The accident in which Capt. Smith walled was the result of a street-car getting beyond control on one of the many and steep grades that are numerous on the streets of Kansas City. It was a heavily loaded car going toward town and autumn leaves blowing upon the track had the effect of greasing the track, and the car after climbing the most of th hill, began to slip backward. It ran back upon the next car and the two in turn ran back upon a third car. Both the following cars were started backward but there were crashes when the collisions occurred and the worse one when the first car struck the second one. In this second car Capt. Smith and his grand-daughter, Miss Naomi Smith, were going down town. They were near the front of the car, and in common with others when the disaster became imminent, the tried to get off by way of the front platform. Miss Naomi did get off, alighting safely on her feet as the cars crashed together but her grand-father, just behind her and not quite so quick of motion, was caught in the vestibule and crushed to death in an instant. The cars swept on; but Miss Naomi, recognizing the nature of the disaster rushed to the nearest drug store and telephoned her father and uncle at their office that there was a wreck and that her grand-father was killed and telephoned back to the house for her mother and grandmother not to come down town. Chas. and John Henry getting a cab and hurrying to the scene, found their father several blocks below where the crash had occurred. He had been removed from the wreck, was dead, and was about to be put into an ambulance. From the report of the accident in the Kansas City Star we glean the following further information:

"Two runaway street cars, locked together by the force of a collision, sped backward down the Troost avenue hill south of Twelfth street at 9 o'clock this morning.

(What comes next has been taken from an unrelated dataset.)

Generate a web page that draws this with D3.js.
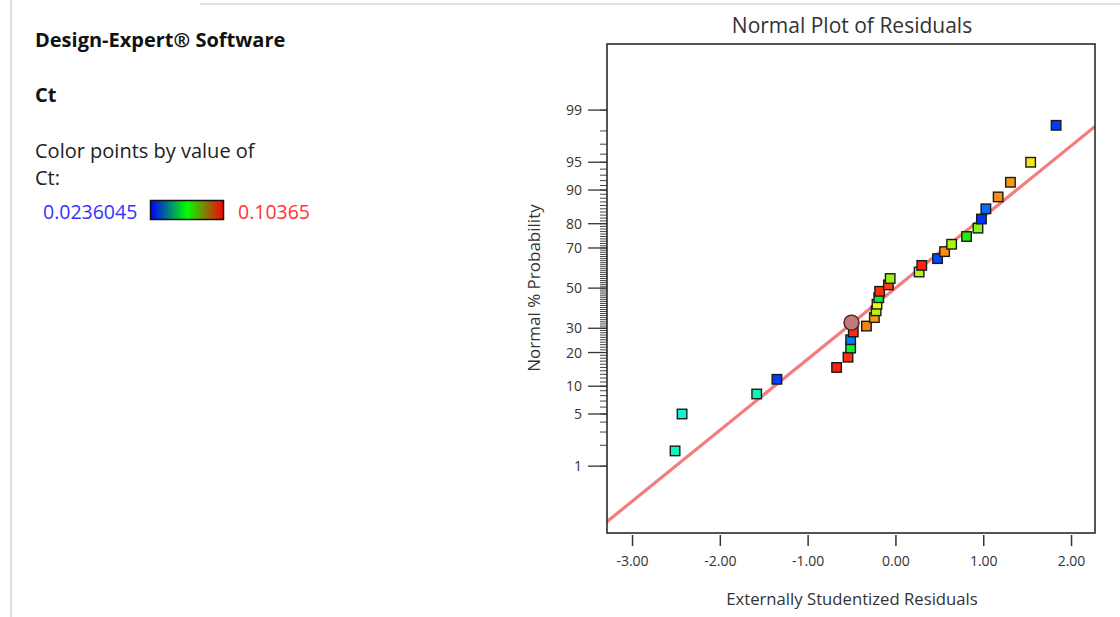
<!DOCTYPE html>
<html>
<head>
<meta charset="utf-8">
<script src="https://cdn.jsdelivr.net/npm/d3@7"></script>
<style>
    body { margin: 0; background: #fff; }
    svg text { font-family: "Open Sans", "Noto Sans", sans-serif; }
</style>
</head>
<body>
<div id="chart"></div>
<script>
// residuals (x), normal % probability (y), and Ct value used for colour
const residuals = [-2.51, -2.43, -1.58, -1.35, -0.67, -0.54, -0.51, -0.51, -0.48, -0.33,
    -0.24, -0.22, -0.21, -0.19, -0.18, -0.08, -0.06, 0.27, 0.30, 0.48,
    0.56, 0.64, 0.81, 0.94, 0.98, 1.03, 1.17, 1.31, 1.54, 1.83];
const probabilities = [1.67, 5.0, 8.33, 11.67, 15.0, 18.33, 21.67, 25.0, 28.33, 31.0,
    35.0, 38.33, 41.67, 45.0, 48.33, 51.67, 55.0, 58.33, 61.67, 65.0,
    68.33, 71.67, 75.0, 78.33, 81.67, 85.0, 88.33, 91.67, 95.0, 98.33];
const ctValues = [0.047, 0.046, 0.048, 0.026, 0.1025, 0.101, 0.060, 0.031, 0.1015, 0.094,
    0.092, 0.078, 0.083, 0.062, 0.101, 0.100, 0.076, 0.078, 0.102, 0.027,
    0.093, 0.077, 0.065, 0.074, 0.025, 0.030, 0.093, 0.092, 0.085, 0.026];

// highlighted run (drawn as circle)
const selectedPoint = { residual: -0.50, probability: 32.6 };

const ctMin = 0.0236045;
const ctMax = 0.10365;

const xTicks = [-3, -2, -1, 0, 1, 2];
const yMajorTicks = [1, 5, 10, 20, 30, 50, 70, 80, 90, 95, 99];
const yMinorTicks = d3.range(1, 100);

// reference line: normal score = slope * residual
const refSlope = 0.929;
const refIntercept = 0;

// inverse normal cdf (Acklam)
const probit = (p) => {
    const a = [-3.969683028665376e+01, 2.209460984245205e+02, -2.759285104469687e+02, 1.383577518672690e+02, -3.066479806614716e+01, 2.506628277459239e+00];
    const b = [-5.447609879822406e+01, 1.615858368580409e+02, -1.556989798598866e+02, 6.680131188771972e+01, -1.328068155288572e+01];
    const c = [-7.784894002430293e-03, -3.223964580411365e-01, -2.400758277161838e+00, -2.549732539343734e+00, 4.374664141464968e+00, 2.938163982698783e+00];
    const d = [7.784695709041462e-03, 3.224671290700398e-01, 2.445134137142996e+00, 3.754408661907416e+00];
    const pl = 0.02425;
    let q, r;
    if (p < pl) {
        q = Math.sqrt(-2 * Math.log(p));
        return (((((c[0]*q+c[1])*q+c[2])*q+c[3])*q+c[4])*q+c[5]) / ((((d[0]*q+d[1])*q+d[2])*q+d[3])*q+1);
    } else if (p <= 1 - pl) {
        q = p - 0.5; r = q * q;
        return (((((a[0]*r+a[1])*r+a[2])*r+a[3])*r+a[4])*r+a[5])*q / (((((b[0]*r+b[1])*r+b[2])*r+b[3])*r+b[4])*r+1);
    }
    q = Math.sqrt(-2 * Math.log(1 - p));
    return -(((((c[0]*q+c[1])*q+c[2])*q+c[3])*q+c[4])*q+c[5]) / ((((d[0]*q+d[1])*q+d[2])*q+d[3])*q+1);
};

const svg = d3.select("#chart").append("svg")
    .attr("width", 1120)
    .attr("height", 617);

// window frame lines
svg.append("line").attr("x1", 11).attr("x2", 11).attr("y1", 0).attr("y2", 617)
    .style("stroke", "#dcdcdc").style("stroke-width", 2);
svg.append("line").attr("x1", 200).attr("x2", 1120).attr("y1", 4).attr("y2", 4)
    .style("stroke", "#e2e2e2").style("stroke-width", 2);

// ---- left info panel ----
svg.append("text").attr("x", 35).attr("y", 47)
    .style("font-size", "20px").style("font-weight", "bold").style("fill", "#111")
    .text("Design-Expert® Software");
svg.append("text").attr("x", 35).attr("y", 102)
    .style("font-size", "20px").style("font-weight", "bold").style("fill", "#111")
    .text("Ct");
svg.append("text").attr("x", 35).attr("y", 158)
    .style("font-size", "20px").style("fill", "#222")
    .text("Color points by value of");
svg.append("text").attr("x", 35).attr("y", 185)
    .style("font-size", "20px").style("fill", "#222")
    .text("Ct:");

const grad = svg.append("defs").append("linearGradient").attr("id", "ctGrad");
grad.append("stop").attr("offset", "0%").attr("stop-color", "#0000ff");
grad.append("stop").attr("offset", "50%").attr("stop-color", "#00ff00");
grad.append("stop").attr("offset", "100%").attr("stop-color", "#ff0000");

svg.append("text").attr("x", 43).attr("y", 219)
    .style("font-size", "19.5px").style("fill", "#3333ff")
    .text(ctMin);
svg.append("rect").attr("x", 150.5).attr("y", 200.5).attr("width", 73).attr("height", 19)
    .style("fill", "url(#ctGrad)").style("stroke", "#111").style("stroke-width", 1.5);
svg.append("text").attr("x", 238).attr("y", 219)
    .style("font-size", "19.5px").style("fill", "#ff3333")
    .text(ctMax);

// ---- plot ----
const x = d3.scaleLinear().domain([-3.285, 2.273]).range([607, 1095]);
const y = d3.scaleLinear().domain([-3.2, 3.19]).range([533, 44]);
const yP = (pct) => y(probit(pct / 100));

const color = d3.scaleLinear()
    .domain([ctMin, (ctMin + ctMax) / 2, ctMax])
    .range(["#0022ff", "#11ee11", "#ff1111"])
    .interpolate(d3.interpolateHsl);

svg.append("clipPath").attr("id", "plotClip")
    .append("rect").attr("x", 607).attr("y", 44).attr("width", 488).attr("height", 489);

svg.append("text").attr("x", 852).attr("y", 33)
    .attr("text-anchor", "middle")
    .style("font-size", "21px").style("fill", "#333")
    .text("Normal Plot of Residuals");

// reference line
const lineX = x.domain();
svg.append("line")
    .attr("clip-path", "url(#plotClip)")
    .attr("x1", x(lineX[0])).attr("y1", y(refIntercept + refSlope * lineX[0]))
    .attr("x2", x(lineX[1])).attr("y2", y(refIntercept + refSlope * lineX[1]))
    .style("stroke", "#f47c7c").style("stroke-width", 3.2);

// x axis
const xAxis = svg.append("g")
    .attr("transform", "translate(0,535)")
    .call(d3.axisBottom(x).tickValues(xTicks).tickFormat(d3.format(".2f")).tickSize(11).tickSizeOuter(0));
xAxis.select(".domain").remove();
xAxis.selectAll("line").style("stroke", "#333").style("stroke-width", 1.5);
xAxis.selectAll("text").attr("y", 21).style("font-size", "14px").style("fill", "#333")
    .style("font-family", "'Open Sans', sans-serif").text(d => d3.format(".2f")(d).replace("−", "-"));

svg.append("text").attr("x", 852).attr("y", 605)
    .attr("text-anchor", "middle")
    .style("font-size", "16.7px").style("fill", "#333")
    .text("Externally Studentized Residuals");

// y axis with probability ticks
const yAxis = svg.append("g");
yAxis.selectAll(".minor")
    .data(yMinorTicks)
    .enter().append("line")
    .attr("x1", 600).attr("x2", 607)
    .attr("y1", d => yP(d)).attr("y2", d => yP(d))
    .style("stroke", "#444").style("stroke-width", 1);
yAxis.selectAll(".major")
    .data(yMajorTicks)
    .enter().append("line")
    .attr("x1", 588).attr("x2", 607)
    .attr("y1", d => yP(d)).attr("y2", d => yP(d))
    .style("stroke", "#333").style("stroke-width", 1.3);
yAxis.selectAll("text")
    .data(yMajorTicks)
    .enter().append("text")
    .attr("x", 582).attr("y", d => yP(d) + 5)
    .attr("text-anchor", "end")
    .style("font-size", "14px").style("fill", "#333")
    .text(d => d);

svg.append("text")
    .attr("transform", "translate(540,288) rotate(-90)")
    .attr("text-anchor", "middle")
    .style("font-size", "17px").style("fill", "#333")
    .text("Normal % Probability");

// plot frame
svg.append("rect").attr("x", 607).attr("y", 44).attr("width", 488).attr("height", 489)
    .style("fill", "none").style("stroke", "#2a2a2a").style("stroke-width", 1.6);

// points
const points = residuals.map((r, i) => ({ r: r, p: probabilities[i], ct: ctValues[i] }));
const size = 9.5;
svg.append("g")
    .selectAll("rect")
    .data(points)
    .enter().append("rect")
    .attr("x", d => x(d.r) - size / 2)
    .attr("y", d => yP(d.p) - size / 2)
    .attr("width", size)
    .attr("height", size)
    .style("fill", d => color(d.ct))
    .style("stroke", "#1a1a1a")
    .style("stroke-width", 1.4);

svg.append("circle")
    .attr("cx", x(selectedPoint.residual))
    .attr("cy", yP(selectedPoint.probability))
    .attr("r", 7.5)
    .style("fill", "#c07a7a")
    .style("stroke", "#4a2020")
    .style("stroke-width", 1.4);
</script>
</body>
</html>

The wrecked mass with its load of screaming, panic stricken passengers fighting to get out, crashed into a third car just south of Fifteenth street. One man dead, at least twenty-eight persons injured, several of them dangerously, and three trolleys wrecked--this is the result of the spectacular smash up.

"It started on the steep grade between Tenth and Ninth streets. A northbound car had almost reached the summit of this hill when it stopped. Then the wheels began to slip and the car slid backward. The motorman tried brakes in vain. The explanation given by the company was that autumn leaves were on the tracks and the oily paste ground out of them made the rails slippery. Near Tenth street the backing runaway approached a car following.

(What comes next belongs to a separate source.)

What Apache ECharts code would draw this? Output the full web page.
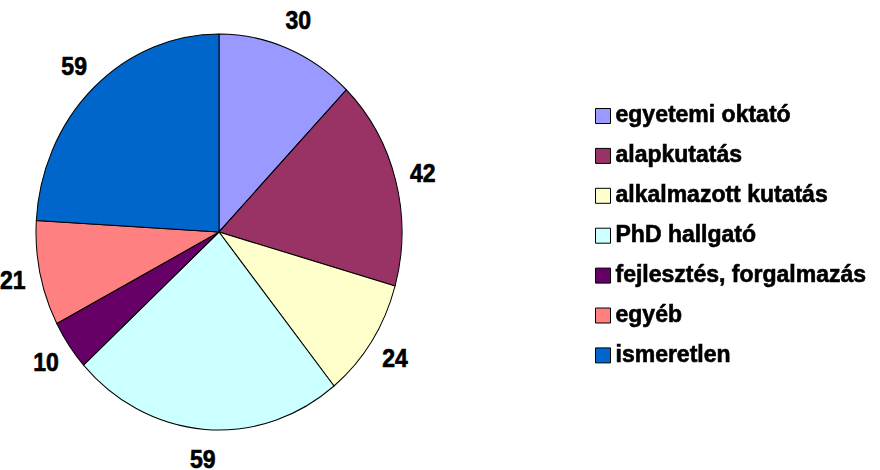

"Back up there and catch us easy," the conductor of the lead car shouted to the motorman of the car behind.

"The man at the lever of car No. 2 promptly reversed the power. But he decided not to take chances on the "easy catch." He sped his car backward as rapidly as it would go to avoid a collision.

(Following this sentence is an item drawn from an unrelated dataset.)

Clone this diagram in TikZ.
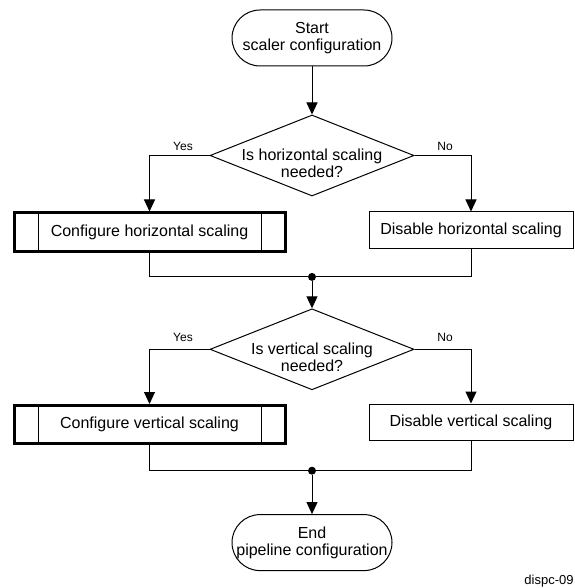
\documentclass[tikz,border=0pt]{standalone}
\usepackage{fontspec}
\setmainfont{Liberation Sans}
\usetikzlibrary{arrows.meta,positioning,shapes.geometric}
\tikzset{
  font=\fontsize{8}{8.6}\selectfont,
  terminal/.style={
    draw, line width=0.5pt, rounded corners=14pt,
    minimum width=80pt, minimum height=28pt, align=center, inner sep=0pt
  },
  decision/.style={draw, diamond, line width=0.5pt, minimum width=102pt, minimum height=40.5pt, inner sep=0pt},
  qtext/.style={align=center, inner sep=0pt},
  process/.style={draw, line width=0.5pt, minimum width=102pt, minimum height=18pt, inner sep=0pt},
  predefined/.style={
    process, line width=1.5pt, minimum width=135.5pt, minimum height=19pt,
    path picture={
      \draw[line width=0.5pt]
        ([xshift=12pt]path picture bounding box.north west) -- ([xshift=12pt]path picture bounding box.south west)
        ([xshift=-12pt]path picture bounding box.north east) -- ([xshift=-12pt]path picture bounding box.south east);
    }
  },
  junction/.style={circle, fill, inner sep=0pt, minimum size=4pt},
  flow/.style={-{Triangle[length=6pt,width=5.5pt]}, line width=0.5pt},
  link/.style={line width=0.5pt},
  branch/.style={font=\fontsize{6}{7}\selectfont, inner sep=0pt},
  figid/.style={font=\fontsize{6.5}{7.5}\selectfont, inner sep=0pt}
}

\begin{document}
\begin{tikzpicture}[x=0.5pt, y=-0.5pt]
  \useasboundingbox (0,0) rectangle (574,588);

  % main column
  \node[terminal] (start) at (312,38) {Start\\scaler configuration};
  \node[decision, below=24pt of start] (q1) {};
  \node[qtext] (q1t) at ([yshift=-4pt]q1.center) {Is horizontal scaling\\needed?};
  \node[junction, below=38pt of q1] (j1) {};
  \node[decision, below=13.5pt of j1] (q2) {};
  \node[qtext] (q2t) at ([yshift=-4pt]q2.center) {Is vertical scaling\\needed?};
  \node[junction, below=38pt of q2] (j2) {};
  \node[terminal, below=19.5pt of j2] (stop) {End\\pipeline configuration};

  % branches
  \node[predefined] (cfgh) at (149.5,232) {Configure horizontal scaling};
  \node[process] (dish) at (471,230) {Disable horizontal scaling};
  \node[predefined] (cfgv) at (149.5,424.5) {Configure vertical scaling};
  \node[process] (disv) at (471,422) {Disable vertical scaling};

  \node[branch] (yes1) at (183,146) {Yes};
  \node[branch] (no1) at (445,146) {No};
  \node[branch] (yes2) at (183,337) {Yes};
  \node[branch] (no2) at (445,337) {No};

  \draw[flow] (start) -- (q1);
  \draw[flow] (q1.west) -| (cfgh.north);
  \draw[flow] (q1.east) -| (dish.north);
  \draw[link] (cfgh.south) |- (j1);
  \draw[link] (dish.south) |- (j1);
  \draw[flow] (j1) -- (q2);
  \draw[flow] (q2.west) -| (cfgv.north);
  \draw[flow] (q2.east) -| (disv.north);
  \draw[link] (cfgv.south) |- (j2);
  \draw[link] (disv.south) |- (j2);
  \draw[flow] (j2) -- (stop);

  \node[figid, anchor=south east] (figno) at (574,588) {dispc-09};
\end{tikzpicture}
\end{document}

"Men of the fire department at Eleventh street and Troost avenue, hearing the roar and the clanging of bells, turned out all three wagons and racing beside the cars threw coats, axes and bars of iron under the wheels of the runaway to check its speed.

"At Twelfth street the cars were not more than a dozen feet apart and going at a terrific speed. The bells of both cars and the fire bells of the three wagons mingling with the roar of the car wheels, made a din that was almost deafening. The wagons and horses and cars crossed Twelfth street in a cloud of dust.

Near the foot of the grade at Thirteenth street they crashed. The impact hurled passengers a dozen feet and heavy iron beams, pieces of tracks, windows and doors and bits of glass flew in all directions.

"But the wreck did not stop with that. The momentum of the two cars was only checked a little by the collision, not stopped. Women were shrieking in hysterics, men were jumping out of the windows and rolling against the curbstones. The pay-as-you-enter doors held the passengers securely in a death trap. At the rear doors too small for more than one person to pass at one time, the passengers were jammed too tightly to move. The broken motors were flashing red and white lights and smoke mingled with the dust cloud.

"The men of the fire department wagons never paused in the work of throwing obstacles under the wheels of the runaway wreck. At Fifteenth street their work was beginning to tell. And at Fifteenth street they found another cool headed man to help them. An upholsterer who ran out with wooden clamps and when the cars passed stuck them under the wheels.

"It was timely aid. Coming up the fill from Sixteenth street was a third Troost avenue car. W. I. Jones, the motorman, looked up to see the roaring, clanging cloud of dust approaching and for a moment stood paralyzed with fear. He reversed the current, but had not time to begin a backward race. The wrecked cars crashed into this third car.

"The middle car was telescoped by the impact from both directions, carrying among its injured a gray haired man who died before he could be lifted from the wrecked car. He was I. L. Smith of Nevada, Ia.

"With the first sliding of the wheels for the runaway car there came fear to the passengers, and with that fear there began a fight for safety that lasted until the three cars were wrecked. Women, men and children screamed with fear, shouted warnings to one another and pleaded. The men, some of them, cursed as they fought their way toward the doors. The women tore at one another's clothing as they struggled to get to a window or a vestibule. The children were crying and being pushed here and there, forgotten by the others who were trying to get to safety.

"Past Eleventh street the two front cars went--at a speed that made jumping without injury impossible. Past Twelfth street they went; and with the noise of the cars, the screaming and shouting of the imprisoned passengers, there came another noise--that of horse's hoofs and heavy wagon wheels--the firemen had come to aid. In aiding they had brought a new danger. With the racing fire wagons beside the runaway cars there was the added danger of death beneath the horses hoofs. It was a race of death--with death as the possible conclusion of a jump for safety, death as a result of remaining in the cars. On and on the cars went, and with each foot of progress the panic within the cars became more pronounced.

"A crash, a massing of those struggling forms for a moment, a few groans and and then more screaming, a slight diminishing of the speed of the car Then it began all over again. The first collision had come between Twelfth and Thirteenth streets. The faces of man in the two cars, faces that were white a moment before, were now covered with blood, but still the cars went on. Again and again they tried to get out of the front vestibule of the first car, or through the iron barred rear vestibule of the second car But there was no chance At the rear the crowded passenger would not make way for each other at the front there was a door that could not be opened. It had to be a game of waiting for what those passengers did not know.

Fifteenth street. A rumble a cross the tracks and then again came a crash. The two front cars slid a few feet and then stopped the third car, with the crashed vestibule, sped toward Nineteenth street. Finally it stopped. Then there came the clanging of ambulance bells, the hurry and rush of the surgeons and then an undertaker's wagon.